TASK REQUIREMENTS
Using the material below, print the line that contains "Clone this chart in D3.js.", the line that contains "const yTicks = [0, 0.25, 0.5, 0.75, 1];", and every line in between, exactly and nothing else.

Entries with chart source code:
──────────

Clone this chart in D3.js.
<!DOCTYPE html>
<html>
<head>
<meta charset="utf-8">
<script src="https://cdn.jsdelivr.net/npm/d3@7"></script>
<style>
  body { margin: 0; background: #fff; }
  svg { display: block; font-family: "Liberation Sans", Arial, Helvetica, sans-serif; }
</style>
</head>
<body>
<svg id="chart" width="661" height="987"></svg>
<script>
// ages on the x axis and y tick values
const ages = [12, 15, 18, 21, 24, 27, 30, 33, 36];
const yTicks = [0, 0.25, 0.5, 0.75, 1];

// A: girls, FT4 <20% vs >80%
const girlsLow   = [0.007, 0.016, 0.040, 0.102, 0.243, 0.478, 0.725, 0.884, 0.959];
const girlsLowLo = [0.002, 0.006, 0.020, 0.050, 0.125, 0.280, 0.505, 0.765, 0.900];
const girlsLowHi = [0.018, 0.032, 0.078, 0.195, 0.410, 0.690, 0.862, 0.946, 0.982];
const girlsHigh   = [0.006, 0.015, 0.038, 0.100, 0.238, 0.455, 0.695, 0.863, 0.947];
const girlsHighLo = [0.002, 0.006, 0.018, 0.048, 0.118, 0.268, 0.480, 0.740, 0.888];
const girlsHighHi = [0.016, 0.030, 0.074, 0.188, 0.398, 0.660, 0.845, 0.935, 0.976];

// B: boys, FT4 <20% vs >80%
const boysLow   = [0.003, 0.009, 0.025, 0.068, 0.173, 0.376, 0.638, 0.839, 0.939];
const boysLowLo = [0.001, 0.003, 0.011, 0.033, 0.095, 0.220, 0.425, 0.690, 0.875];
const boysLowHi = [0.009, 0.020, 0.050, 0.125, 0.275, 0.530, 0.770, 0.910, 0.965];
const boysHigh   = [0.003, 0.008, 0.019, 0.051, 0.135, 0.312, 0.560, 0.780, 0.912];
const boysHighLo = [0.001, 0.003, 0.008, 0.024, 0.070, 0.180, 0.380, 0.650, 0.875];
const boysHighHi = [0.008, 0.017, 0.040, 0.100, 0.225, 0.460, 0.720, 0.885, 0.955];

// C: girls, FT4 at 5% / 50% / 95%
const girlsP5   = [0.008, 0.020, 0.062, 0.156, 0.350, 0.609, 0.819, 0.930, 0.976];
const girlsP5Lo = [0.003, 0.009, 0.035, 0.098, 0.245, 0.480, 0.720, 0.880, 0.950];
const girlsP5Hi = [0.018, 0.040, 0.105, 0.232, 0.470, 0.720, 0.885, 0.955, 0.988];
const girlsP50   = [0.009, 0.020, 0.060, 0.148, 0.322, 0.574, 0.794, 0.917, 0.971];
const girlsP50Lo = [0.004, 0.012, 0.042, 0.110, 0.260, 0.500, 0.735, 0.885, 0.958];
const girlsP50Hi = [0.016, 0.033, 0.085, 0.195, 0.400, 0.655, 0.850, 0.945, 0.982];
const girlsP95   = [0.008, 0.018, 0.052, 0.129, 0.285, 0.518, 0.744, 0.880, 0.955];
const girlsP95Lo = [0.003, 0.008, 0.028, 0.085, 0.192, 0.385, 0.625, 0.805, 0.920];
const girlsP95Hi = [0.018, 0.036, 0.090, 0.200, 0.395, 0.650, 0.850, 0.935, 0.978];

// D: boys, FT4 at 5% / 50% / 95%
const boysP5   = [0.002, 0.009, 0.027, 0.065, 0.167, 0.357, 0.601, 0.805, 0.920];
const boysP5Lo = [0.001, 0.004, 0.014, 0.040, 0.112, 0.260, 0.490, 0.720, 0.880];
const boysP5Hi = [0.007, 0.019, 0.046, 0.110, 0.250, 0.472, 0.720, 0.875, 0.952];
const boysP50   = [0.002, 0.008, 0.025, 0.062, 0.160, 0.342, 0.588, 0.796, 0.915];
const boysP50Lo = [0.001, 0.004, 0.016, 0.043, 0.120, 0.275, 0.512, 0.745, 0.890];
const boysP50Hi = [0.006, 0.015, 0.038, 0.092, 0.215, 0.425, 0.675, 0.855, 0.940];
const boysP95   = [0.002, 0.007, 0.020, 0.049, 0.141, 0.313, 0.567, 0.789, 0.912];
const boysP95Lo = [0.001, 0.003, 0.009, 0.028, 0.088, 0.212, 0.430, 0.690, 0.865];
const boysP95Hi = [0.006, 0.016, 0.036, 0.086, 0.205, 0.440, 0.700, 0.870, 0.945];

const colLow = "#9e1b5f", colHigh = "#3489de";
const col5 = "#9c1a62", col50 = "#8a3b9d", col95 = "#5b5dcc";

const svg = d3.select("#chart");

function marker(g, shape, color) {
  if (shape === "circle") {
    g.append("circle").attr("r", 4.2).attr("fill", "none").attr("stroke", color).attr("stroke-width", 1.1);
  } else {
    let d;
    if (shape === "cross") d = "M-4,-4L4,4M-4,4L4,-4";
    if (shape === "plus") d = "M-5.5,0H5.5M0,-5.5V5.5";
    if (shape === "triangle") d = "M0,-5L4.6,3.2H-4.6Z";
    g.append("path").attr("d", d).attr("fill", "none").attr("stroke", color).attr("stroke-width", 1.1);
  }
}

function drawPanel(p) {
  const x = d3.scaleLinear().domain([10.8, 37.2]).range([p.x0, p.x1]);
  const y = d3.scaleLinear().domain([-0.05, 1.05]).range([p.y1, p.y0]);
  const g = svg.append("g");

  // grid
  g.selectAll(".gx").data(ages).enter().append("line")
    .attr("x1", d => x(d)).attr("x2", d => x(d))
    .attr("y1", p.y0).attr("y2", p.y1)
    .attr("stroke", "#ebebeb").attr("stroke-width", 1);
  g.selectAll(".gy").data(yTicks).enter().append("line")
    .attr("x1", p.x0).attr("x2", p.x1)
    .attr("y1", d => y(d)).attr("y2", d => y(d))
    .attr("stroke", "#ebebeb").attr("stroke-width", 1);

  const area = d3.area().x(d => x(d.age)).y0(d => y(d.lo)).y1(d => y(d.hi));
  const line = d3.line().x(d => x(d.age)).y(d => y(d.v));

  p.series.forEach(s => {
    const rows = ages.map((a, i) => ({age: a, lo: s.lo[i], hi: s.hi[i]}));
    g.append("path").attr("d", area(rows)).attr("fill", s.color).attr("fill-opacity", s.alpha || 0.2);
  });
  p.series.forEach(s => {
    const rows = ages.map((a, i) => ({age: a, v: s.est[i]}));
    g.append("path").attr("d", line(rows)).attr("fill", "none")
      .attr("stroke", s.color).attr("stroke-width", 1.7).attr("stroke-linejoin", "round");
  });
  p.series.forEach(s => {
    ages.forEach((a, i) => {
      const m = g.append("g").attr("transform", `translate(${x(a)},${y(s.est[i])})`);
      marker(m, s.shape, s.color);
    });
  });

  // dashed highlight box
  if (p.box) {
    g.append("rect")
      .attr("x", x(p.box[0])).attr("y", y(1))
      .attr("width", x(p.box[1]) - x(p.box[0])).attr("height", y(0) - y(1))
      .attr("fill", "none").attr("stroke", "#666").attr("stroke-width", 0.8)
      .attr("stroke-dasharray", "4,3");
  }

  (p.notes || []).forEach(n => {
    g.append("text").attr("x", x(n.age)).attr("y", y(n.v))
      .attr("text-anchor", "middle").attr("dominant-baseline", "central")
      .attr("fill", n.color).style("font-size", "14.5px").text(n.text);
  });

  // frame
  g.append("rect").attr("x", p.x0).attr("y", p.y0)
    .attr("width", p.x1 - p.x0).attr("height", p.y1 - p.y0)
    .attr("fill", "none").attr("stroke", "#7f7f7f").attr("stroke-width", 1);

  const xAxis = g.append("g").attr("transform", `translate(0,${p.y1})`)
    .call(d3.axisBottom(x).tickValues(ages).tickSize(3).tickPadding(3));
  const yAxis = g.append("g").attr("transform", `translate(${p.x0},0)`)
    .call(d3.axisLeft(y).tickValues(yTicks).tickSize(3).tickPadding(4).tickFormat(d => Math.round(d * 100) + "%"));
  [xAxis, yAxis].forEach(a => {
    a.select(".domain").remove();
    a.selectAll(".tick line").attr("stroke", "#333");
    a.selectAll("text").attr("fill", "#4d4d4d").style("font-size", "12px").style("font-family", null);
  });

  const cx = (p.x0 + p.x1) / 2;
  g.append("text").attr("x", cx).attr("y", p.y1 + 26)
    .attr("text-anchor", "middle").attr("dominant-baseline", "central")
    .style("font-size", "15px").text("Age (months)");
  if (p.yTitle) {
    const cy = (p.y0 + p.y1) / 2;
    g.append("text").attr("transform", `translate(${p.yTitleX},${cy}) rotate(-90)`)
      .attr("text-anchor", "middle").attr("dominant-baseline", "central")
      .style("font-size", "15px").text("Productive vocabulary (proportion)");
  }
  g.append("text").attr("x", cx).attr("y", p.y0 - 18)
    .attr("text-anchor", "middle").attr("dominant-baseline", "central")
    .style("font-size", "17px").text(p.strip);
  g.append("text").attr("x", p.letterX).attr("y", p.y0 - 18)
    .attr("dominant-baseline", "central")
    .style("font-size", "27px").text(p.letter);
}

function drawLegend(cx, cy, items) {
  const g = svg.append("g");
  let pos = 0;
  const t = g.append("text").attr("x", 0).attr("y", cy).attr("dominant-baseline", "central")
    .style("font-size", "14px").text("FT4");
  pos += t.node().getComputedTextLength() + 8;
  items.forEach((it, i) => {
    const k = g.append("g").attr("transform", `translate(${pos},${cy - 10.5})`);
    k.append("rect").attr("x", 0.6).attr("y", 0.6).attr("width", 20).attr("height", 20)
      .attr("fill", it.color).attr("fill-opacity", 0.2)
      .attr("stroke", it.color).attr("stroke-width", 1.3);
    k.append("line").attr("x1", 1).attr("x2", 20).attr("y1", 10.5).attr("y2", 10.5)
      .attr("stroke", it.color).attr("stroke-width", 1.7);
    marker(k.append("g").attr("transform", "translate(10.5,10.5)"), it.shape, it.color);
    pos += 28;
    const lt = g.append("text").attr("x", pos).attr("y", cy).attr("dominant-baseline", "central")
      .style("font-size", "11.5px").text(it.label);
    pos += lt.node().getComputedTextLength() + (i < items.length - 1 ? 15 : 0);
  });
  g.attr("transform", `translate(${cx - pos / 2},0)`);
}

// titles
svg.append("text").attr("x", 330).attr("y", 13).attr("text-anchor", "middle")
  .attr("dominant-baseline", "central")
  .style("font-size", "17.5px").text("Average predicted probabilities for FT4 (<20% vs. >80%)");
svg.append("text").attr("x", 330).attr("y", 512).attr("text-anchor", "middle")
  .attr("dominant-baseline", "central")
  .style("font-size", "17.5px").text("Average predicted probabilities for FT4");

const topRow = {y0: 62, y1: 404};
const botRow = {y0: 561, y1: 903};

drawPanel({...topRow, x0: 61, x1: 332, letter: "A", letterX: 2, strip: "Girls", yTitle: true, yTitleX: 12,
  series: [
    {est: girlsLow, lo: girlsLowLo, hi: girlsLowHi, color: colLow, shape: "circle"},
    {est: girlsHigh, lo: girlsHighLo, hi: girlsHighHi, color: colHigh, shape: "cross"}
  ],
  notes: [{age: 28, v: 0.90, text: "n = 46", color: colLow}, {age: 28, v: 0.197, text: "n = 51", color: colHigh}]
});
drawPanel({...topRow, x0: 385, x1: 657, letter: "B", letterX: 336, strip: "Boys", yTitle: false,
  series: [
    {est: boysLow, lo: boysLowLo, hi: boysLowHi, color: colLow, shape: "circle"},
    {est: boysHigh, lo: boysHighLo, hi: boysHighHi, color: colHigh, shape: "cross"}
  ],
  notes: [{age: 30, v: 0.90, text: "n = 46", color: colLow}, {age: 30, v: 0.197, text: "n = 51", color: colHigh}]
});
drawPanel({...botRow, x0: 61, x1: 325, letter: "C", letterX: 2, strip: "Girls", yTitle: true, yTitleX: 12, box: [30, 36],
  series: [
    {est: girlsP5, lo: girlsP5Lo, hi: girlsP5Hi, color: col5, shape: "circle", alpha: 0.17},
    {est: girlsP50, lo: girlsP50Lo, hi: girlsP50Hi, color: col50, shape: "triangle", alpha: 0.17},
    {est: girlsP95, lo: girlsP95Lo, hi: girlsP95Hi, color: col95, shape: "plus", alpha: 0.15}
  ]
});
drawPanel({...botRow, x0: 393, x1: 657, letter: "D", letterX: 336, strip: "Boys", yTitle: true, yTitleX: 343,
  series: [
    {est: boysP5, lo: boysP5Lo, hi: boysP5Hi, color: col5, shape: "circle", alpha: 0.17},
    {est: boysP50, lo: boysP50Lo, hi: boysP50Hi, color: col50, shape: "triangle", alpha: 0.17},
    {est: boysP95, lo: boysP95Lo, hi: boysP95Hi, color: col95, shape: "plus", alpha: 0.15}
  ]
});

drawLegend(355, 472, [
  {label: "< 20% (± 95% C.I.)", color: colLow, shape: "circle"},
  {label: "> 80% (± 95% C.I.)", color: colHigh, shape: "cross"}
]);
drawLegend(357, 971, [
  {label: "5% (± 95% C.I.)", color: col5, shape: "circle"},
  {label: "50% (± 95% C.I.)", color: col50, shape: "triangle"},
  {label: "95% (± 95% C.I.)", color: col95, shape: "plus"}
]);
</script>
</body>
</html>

──────────

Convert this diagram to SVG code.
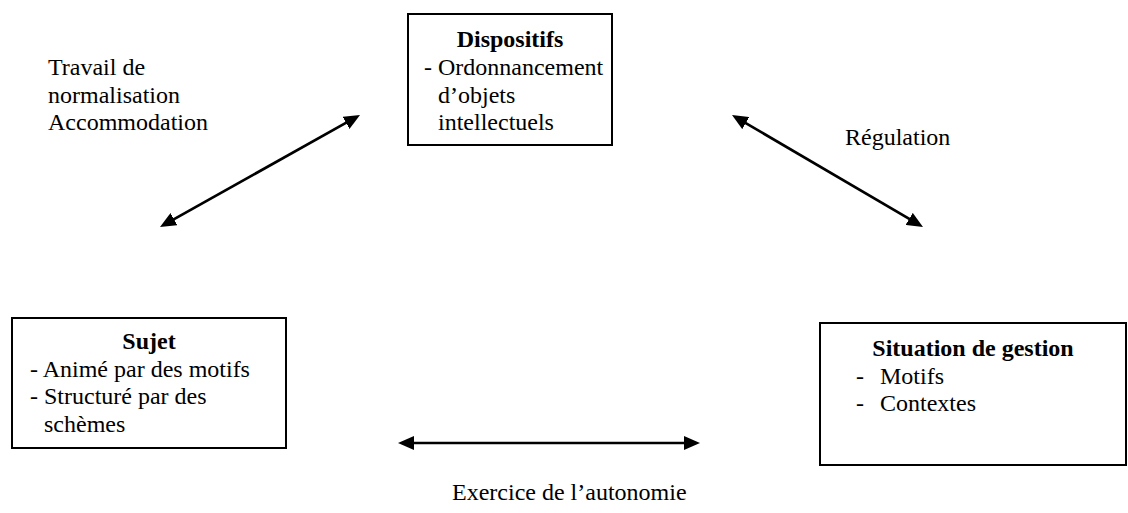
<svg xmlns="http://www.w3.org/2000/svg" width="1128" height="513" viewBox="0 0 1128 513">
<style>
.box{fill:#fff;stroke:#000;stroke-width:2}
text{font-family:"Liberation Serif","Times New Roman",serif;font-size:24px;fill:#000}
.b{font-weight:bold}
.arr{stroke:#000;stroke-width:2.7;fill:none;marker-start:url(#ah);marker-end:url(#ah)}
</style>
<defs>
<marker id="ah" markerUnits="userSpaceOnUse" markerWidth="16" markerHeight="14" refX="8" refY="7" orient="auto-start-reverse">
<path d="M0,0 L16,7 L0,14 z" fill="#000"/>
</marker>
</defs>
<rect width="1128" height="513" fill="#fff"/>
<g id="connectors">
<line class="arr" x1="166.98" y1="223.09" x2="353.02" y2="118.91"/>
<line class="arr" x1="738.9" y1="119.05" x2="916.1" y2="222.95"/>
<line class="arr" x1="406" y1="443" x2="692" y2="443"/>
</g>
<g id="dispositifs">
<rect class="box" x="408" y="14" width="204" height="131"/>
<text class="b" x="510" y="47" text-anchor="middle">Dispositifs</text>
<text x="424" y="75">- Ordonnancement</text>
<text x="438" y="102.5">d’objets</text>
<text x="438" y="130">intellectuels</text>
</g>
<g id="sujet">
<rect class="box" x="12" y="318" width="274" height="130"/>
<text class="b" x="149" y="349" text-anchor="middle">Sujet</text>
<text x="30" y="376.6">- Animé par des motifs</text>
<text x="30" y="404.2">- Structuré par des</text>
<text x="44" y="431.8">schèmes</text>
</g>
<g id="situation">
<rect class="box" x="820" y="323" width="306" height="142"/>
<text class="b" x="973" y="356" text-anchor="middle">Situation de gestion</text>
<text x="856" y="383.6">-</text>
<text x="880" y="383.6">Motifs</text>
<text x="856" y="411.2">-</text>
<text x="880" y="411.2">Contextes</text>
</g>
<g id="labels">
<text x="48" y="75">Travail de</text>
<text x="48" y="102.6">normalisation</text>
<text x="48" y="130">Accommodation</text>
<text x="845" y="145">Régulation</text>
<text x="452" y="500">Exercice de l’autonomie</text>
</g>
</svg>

──────────

COMPLETE ANSWER
Clone this chart in D3.js.
<!DOCTYPE html>
<html>
<head>
<meta charset="utf-8">
<script src="https://cdn.jsdelivr.net/npm/d3@7"></script>
<style>
  body { margin: 0; background: #fff; }
  svg { display: block; font-family: "Liberation Sans", Arial, Helvetica, sans-serif; }
</style>
</head>
<body>
<svg id="chart" width="661" height="987"></svg>
<script>
// ages on the x axis and y tick values
const ages = [12, 15, 18, 21, 24, 27, 30, 33, 36];
const yTicks = [0, 0.25, 0.5, 0.75, 1];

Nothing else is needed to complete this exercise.